Soapweed's Ranch Ramblings
The writings of a Nebraska Sandhills cattle rancher!





Calf Conundrum
March 26, 2003

One day in early May several years ago, I was out in a pickup caking the pairs and admiring how well the young calves were doing. Then I noticed a calf that was stretched out flat looking quite lifeless. Sometimes they appear this way, and then an ear twitches and they sit up to take notice of the world. Unfortunately this calf was very sick and knocking on death's doorstep.

He was a couple months old and probably weighed over 200 pounds. I tied a rope onto his hind legs and drug him over to the upper edge of a bull-hole with the pickup. Then I backed the pickup into the bull wallow and slid the calf into the back. When I got to the house, I drug the sick little critter into a better "going to town" pickup and headed for the veterinarian clinic.

At the time a husband-wife team of veterinarians had a practice in a nearby town. They were both very qualified and great people, but sometimes they didn't always see things the same way. In fact once in a while their differences in methods and diagnosis discussions would become quite heated. On one of these occasions, I jokingly told them that the reason I always came to them with bovine health problems was because I didn't have to travel very far to get a second opinion.

The male member of the firm was just getting back from the country and was cleaning and putting equipment away. The lady was helping me with the sick calf. She determined that the calf either had purple gut or stomach ulcers, and decided to give it some C&D anti-toxin through the jugular vein. As she administered the medicine the calf started to die on the spot. Just then her husband walked by, and decided the best course of action was to give it some epinephrine. He hurriedly found some and disconnected the anti-toxin before administering the epinephrine through the same tube into the jugular vein. Then the calf really did die. He went through the death gyrations, kicked his last several times, his eyes glazed over and the breathing stopped. We all looked at each other and said, "Well, we tried."

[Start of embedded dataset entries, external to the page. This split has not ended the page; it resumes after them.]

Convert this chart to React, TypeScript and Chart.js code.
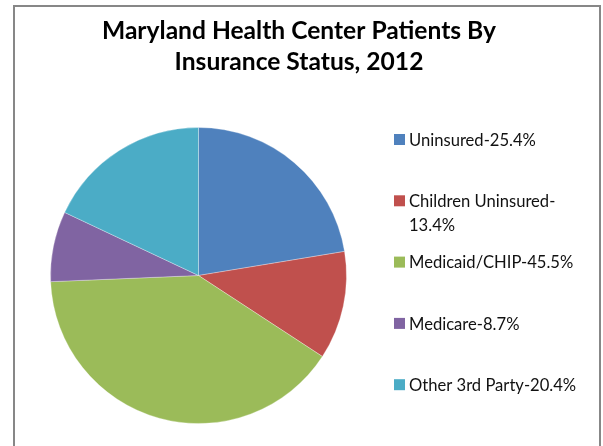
import React, { useEffect, useRef } from "react";
import Chart from "chart.js/auto";

const titleLines = ["Maryland Health Center Patients By", "Insurance Status, 2012"];
const categories = ["Uninsured", "Children Uninsured", "Medicaid/CHIP", "Medicare", "Other 3rd Party"];
const values = [25.4, 13.4, 45.5, 8.7, 20.4];
const colors = ["#4F81BD", "#C0504D", "#9BBB59", "#8064A2", "#4BACC6"];

const legendLabels = categories.map((c, i) => `${c}-${values[i]}%`);

function wrapText(ctx: CanvasRenderingContext2D, text: string, maxWidth: number): string[] {
  const lines: string[] = [];
  let rest = text;
  while (ctx.measureText(rest).width > maxWidth) {
    let cut = -1;
    for (let i = 1; i < rest.length; i++) {
      const ch = rest[i - 1];
      if (ch === "-" || ch === " ") {
        const part = rest.slice(0, i).trimEnd();
        if (ctx.measureText(part).width <= maxWidth) cut = i;
      }
    }
    if (cut <= 0) break;
    lines.push(rest.slice(0, cut).trimEnd());
    rest = rest.slice(cut).trimStart();
  }
  lines.push(rest);
  return lines;
}

const customDecor = {
  id: "customDecor",
  afterDraw(chart: any) {
    const ctx: CanvasRenderingContext2D = chart.ctx;
    ctx.save();
    // Title
    ctx.fillStyle = "#000000";
    ctx.font = "bold 24.6px Lato";
    ctx.textAlign = "center";
    ctx.textBaseline = "alphabetic";
    const titleX = 299;
    titleLines.forEach((line, i) => {
      ctx.fillText(line, titleX, 39 + i * 31);
    });
    // Legend
    const labels: string[] = chart.data.labels;
    const bg: string[] = chart.data.datasets[0].backgroundColor;
    ctx.font = "16.6px Lato";
    ctx.textAlign = "left";
    ctx.textBaseline = "middle";
    const boxX = 394;
    const textX = 409;
    const firstY = 139.5;
    const step = 61.3;
    const lineH = 23.5;
    labels.forEach((lab, i) => {
      const cy = firstY + i * step;
      ctx.fillStyle = bg[i];
      ctx.fillRect(boxX, cy - 5.5, 11, 11);
      ctx.fillStyle = "#111111";
      const lines = wrapText(ctx, lab, 180);
      lines.forEach((ln, j) => ctx.fillText(ln, textX, cy + 1 + j * lineH));
    });
    ctx.restore();
  },
};

export default function App() {
  const canvasRef = useRef<HTMLCanvasElement | null>(null);
  useEffect(() => {
    if (!canvasRef.current) return;
    const chart = new Chart(canvasRef.current, {
      type: "pie",
      data: {
        labels: legendLabels,
        datasets: [
          {
            data: values,
            backgroundColor: colors,
            borderColor: "rgba(255,255,255,0.3)",
            borderWidth: 1,
          },
        ],
      },
      options: {
        animation: false,
        responsive: false,
        devicePixelRatio: 1,
        layout: { padding: { left: 50, top: 127, right: 256, bottom: 22 } },
        plugins: {
          legend: { display: false },
          title: { display: false },
          tooltip: { enabled: false },
        },
      },
      plugins: [customDecor],
    });
    return () => chart.destroy();
  }, []);

  return (
    <div style={{ position: "fixed", left: 0, top: 0, width: 603, height: 446, background: "#fff", overflow: "hidden" }}>
      <div
        style={{
          position: "absolute",
          left: 13,
          top: 5,
          width: 588,
          height: 470,
          boxSizing: "border-box",
          border: "2px solid #878787",
        }}
      />
      <canvas ref={canvasRef} width={603} height={446} style={{ position: "absolute", left: 0, top: 0 }} />
    </div>
  );
}
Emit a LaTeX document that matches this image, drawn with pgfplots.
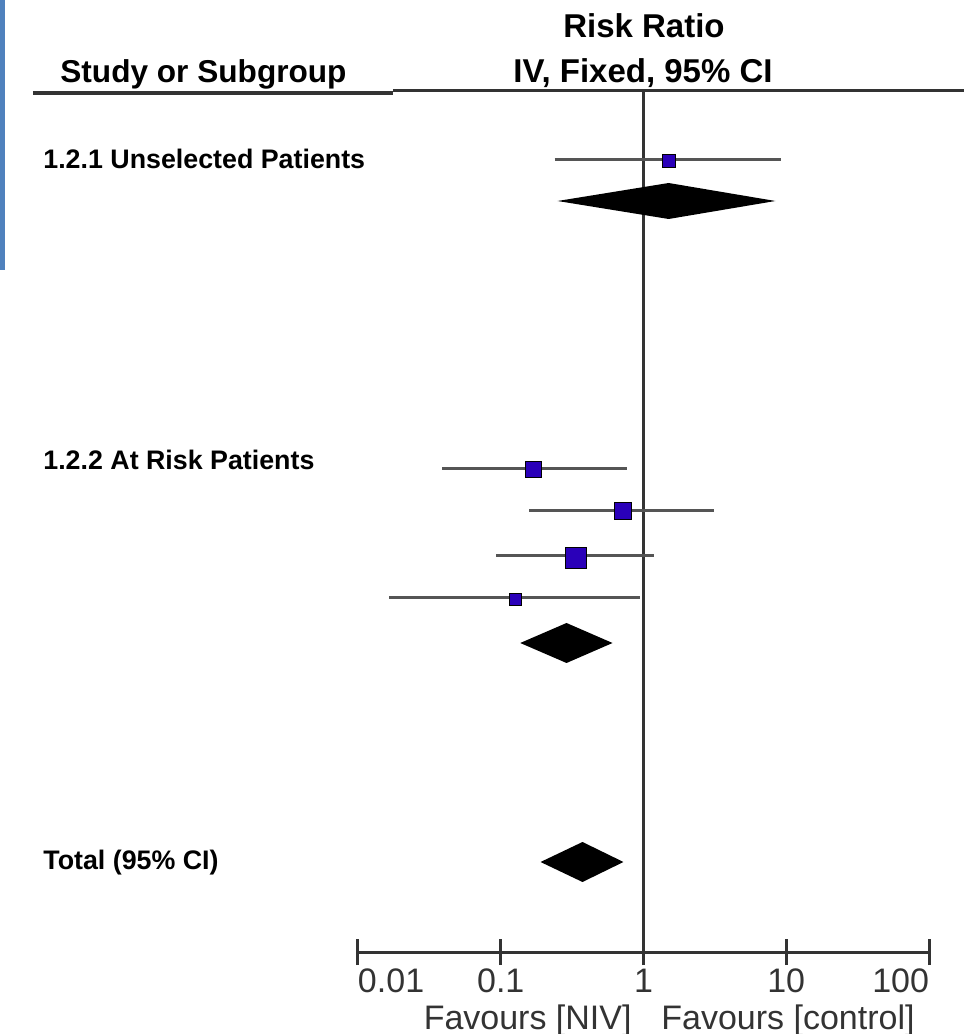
\documentclass[border=0pt]{standalone}
\usepackage{fontspec}
\setmainfont{Liberation Sans}
\usepackage{pgfplots}
\pgfplotsset{compat=1.18}
\definecolor{sqblue}{RGB}{42,0,185}
\definecolor{ciline}{RGB}{85,85,85}
\definecolor{axgray}{RGB}{51,51,51}
\definecolor{edgeblue}{RGB}{79,129,189}

\begin{document}
\begin{tikzpicture}
\useasboundingbox (-179pt,-41pt) rectangle (303pt,476pt);
% y = pixels above the scale line
\begin{axis}[
  at={(0,0)}, anchor=south west,
  scale only axis, width=285.5pt, height=476pt,
  xmode=log, xmin=0.01, xmax=100,
  ymin=0, ymax=952,
  axis x line=bottom, axis y line=none,
  x axis line style={-, axgray, line width=1.5pt},
  xtick={0.01,0.1,1,10,100},
  xminorticks=false,
  xticklabels={\makebox[0pt][l]{0.01},0.1,1,10,\makebox[0pt][r]{100}},
  major tick length=13pt, tick align=center,
  tick style={axgray, line width=1.5pt},
  xticklabel style={font=\fontsize{17}{20}\selectfont, text=axgray, yshift=1.5pt},
  clip=false,
]
\draw[axgray, line width=1.4pt] (axis cs:1,0) -- (axis cs:1,860);

% 1.2.1 Unselected Patients
\addplot[ciline, line width=1.5pt] coordinates {(0.238,792) (9.12,792)};
\addplot[only marks, mark=square*, mark size=3.25pt, mark options={fill=sqblue, draw=none}] coordinates {(1.50,791)};
\addplot[fill=black, draw=none] coordinates {(0.25,751) (1.50,769) (8.4,751) (1.50,733)} -- cycle;

% 1.2.2 At Risk Patients
\addplot[ciline, line width=1.5pt] coordinates {(0.039,483) (0.77,483)};
\addplot[only marks, mark=square*, mark size=4pt, mark options={fill=sqblue, draw=none}] coordinates {(0.168,483)};
\addplot[ciline, line width=1.5pt] coordinates {(0.159,441) (3.14,441)};
\addplot[only marks, mark=square*, mark size=4.25pt, mark options={fill=sqblue, draw=none}] coordinates {(0.718,441)};
\addplot[ciline, line width=1.5pt] coordinates {(0.093,396) (1.19,396)};
\addplot[only marks, mark=square*, mark size=5.25pt, mark options={fill=sqblue, draw=none}] coordinates {(0.337,394)};
\addplot[ciline, line width=1.5pt] coordinates {(0.0166,354) (0.95,354)};
\addplot[only marks, mark=square*, mark size=3pt, mark options={fill=sqblue, draw=none}] coordinates {(0.126,353)};
\addplot[fill=black, draw=none] coordinates {(0.137,309) (0.289,329) (0.607,309) (0.289,289)} -- cycle;

% Total
\addplot[fill=black, draw=none] coordinates {(0.19,90) (0.374,110) (0.724,90) (0.374,70)} -- cycle;
\end{axis}

\begin{scope}[x=0.5pt,y=-0.5pt,shift={(-358,-952)}]
\fill[edgeblue] (0,0) rectangle (5,270);
\draw[axgray, line width=1.8pt] (33,93) -- (393,93);
\draw[axgray, line width=1.5pt] (393,91) -- (964,91);
\node[anchor=base, inner sep=0, font=\bfseries\fontsize{16.5}{20}\selectfont] at (644,38) {Risk Ratio};
\node[anchor=base, inner sep=0, font=\bfseries\fontsize{16.5}{20}\selectfont] at (643,83) {IV, Fixed, 95\% CI};
\node[anchor=base west, inner sep=0, font=\bfseries\fontsize{15.8}{19}\selectfont] at (60,83) {Study or Subgroup};
\node[anchor=base west, inner sep=0, font=\bfseries\fontsize{13.4}{16}\selectfont] at (43,169) {1.2.1 Unselected Patients};
\node[anchor=base west, inner sep=0, font=\bfseries\fontsize{13.4}{16}\selectfont] at (43,470) {1.2.2 At Risk Patients};
\node[anchor=base west, inner sep=0, font=\bfseries\fontsize{13.4}{16}\selectfont] at (43,869) {Total (95\% CI)};
\node[anchor=base east, inner sep=0, text=axgray, font=\fontsize{17}{20}\selectfont] at (632,1029) {Favours [NIV]};
\node[anchor=base west, inner sep=0, text=axgray, font=\fontsize{17}{20}\selectfont] at (661,1029) {Favours [control]};
\end{scope}
\end{tikzpicture}
\end{document}
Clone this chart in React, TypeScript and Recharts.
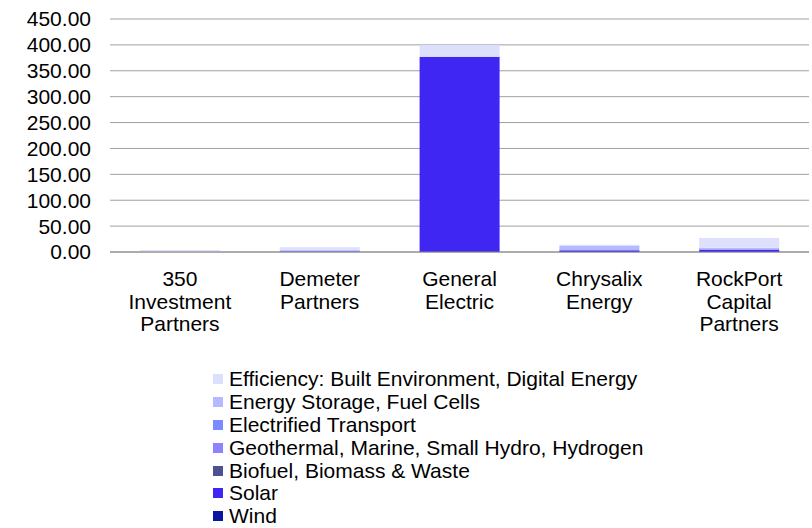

We all sat on the edge of the pickup, as the dead calf was still in the back. I told them to go ahead and post it the next day so we would know for sure what it died from. Then I mentioned that the calf's mother was a nice young cow so I would just skin out the dead calf and use the hide to graft another calf onto the mother. The calf had been dead for a few minutes before I started skinning. My method is to skin real low on the legs and take quite a bit of hide. Then slits can be cut in the leg flaps to put the alive calf's legs into. No twine is needed by using this method. I started my cut clear down low on a hind leg and cut clear up to the tail-head. No sooner was that done than the doggoned "dead" calf came back to life. He sat up, his eyes got bright, and he started breathing again. It plumb dumb-founded all three of us. Now what to do?

The man doctor said that coincidentally just that day some staples and a staple-gun had arrived in the mail. It was from a veterinary supply store that wanted these folks to try out this new product. What better place to try it than on this two-and-a-half-foot fresh-cut slit. He first administered some sulfa powder into the open area, and then we proceded to staple up the wound. Things were looking good and the calf seemed interested in all that was happening. When the job was completed, I suggested that these folks keep the calf to make sure that he had a better chance for survival. We placed the little guy in a warm room for the night, and I drove on back home.

The next morning during breakfast, the phone rang. It was the good doctor, and he reported bad news. The calf had died. I had left town at about six o'clock the evening before, and these folks had checked in on him at ten. Everything was okay at that time. By morning though, the poor little guy was a goner. I decided to try the graft deal without a hide to work with.

This sure would have been a much better story if the calf had survived to a ripe old age!